Homoscedasticity and Heteroscedasticity

Scatterplots in which the scatter in Y is about the same in different vertical slices are called homoscedastic (equal scatter). Data are homoscedastic if the SD in vertical slices through the scatterplot is about the same, regardless of where you take the slice. Homoscedastic means "same scatter." In contrast, if the vertical SD varies a great deal depending on where you take the slice through the scatterplot, the data are heteroscedastic. The SD is a measure of the scatter in the list. So far, all the plots in this section have been homoscedastic. The next scatterplot shows heteroscedasticity: the scatter in vertical slices depends on where you take the slice.

The scatter in a strip near the right of the plot is much larger than the scatter in a strip near the left of the plot. There is not much association between Y and X, but the correlation coefficient is still 0.15. This is an artifact of the heteroscedasticity.

Assumption 3: The correlation coefficient r is not a good summary of association if the data are heteroscedastic.

Outliers

A point that does not fit the overall pattern of the data, or that is many SDs from the bulk of the data, is called an outlier. A single outlier that is far from the point of averages can have a large effect on the correlation coefficient.

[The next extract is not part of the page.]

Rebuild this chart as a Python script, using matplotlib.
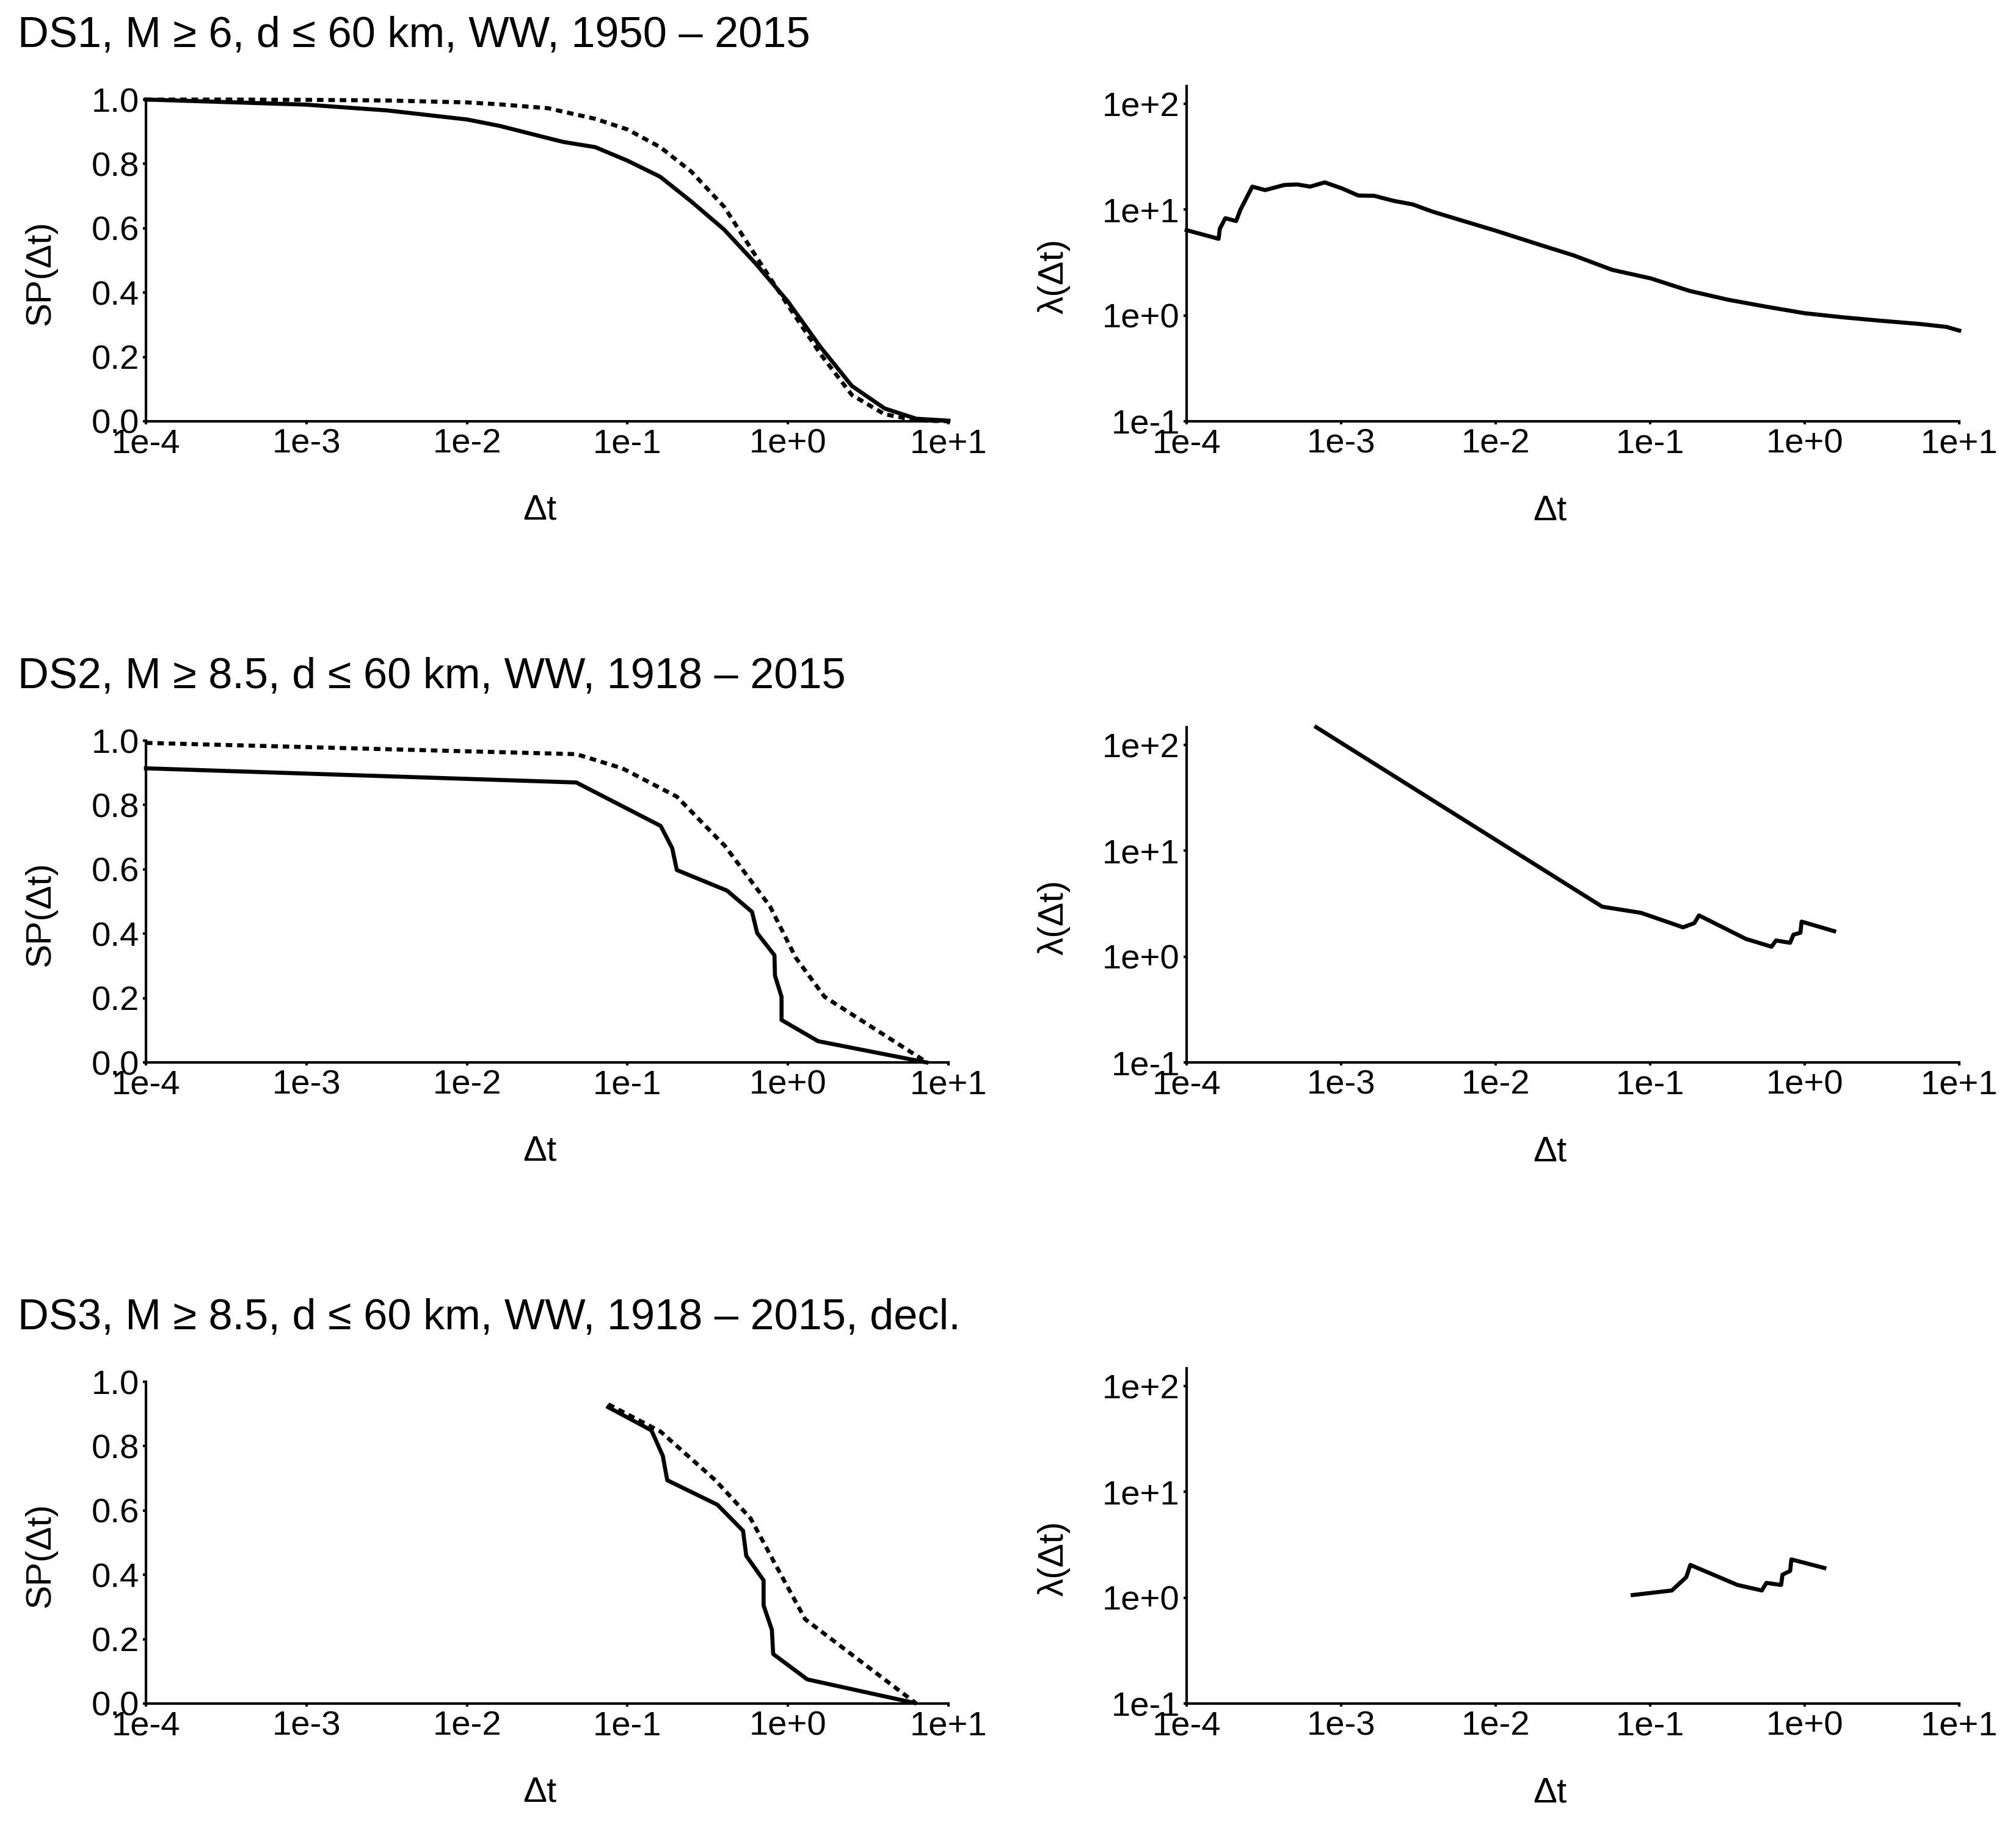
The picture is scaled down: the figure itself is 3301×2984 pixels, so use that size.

Here are two extreme examples of scatterplots with a large outlier:

In the first, the outlier makes the correlation coefficient nearly one; without it, the correlation coefficient would be nearly zero.

In the second, the outlier makes the correlation coefficient nearly zero; without it, the correlation coefficient would be nearly one.

Assumption 4: The correlation coefficient r is not a good summary of association if the data have outliers.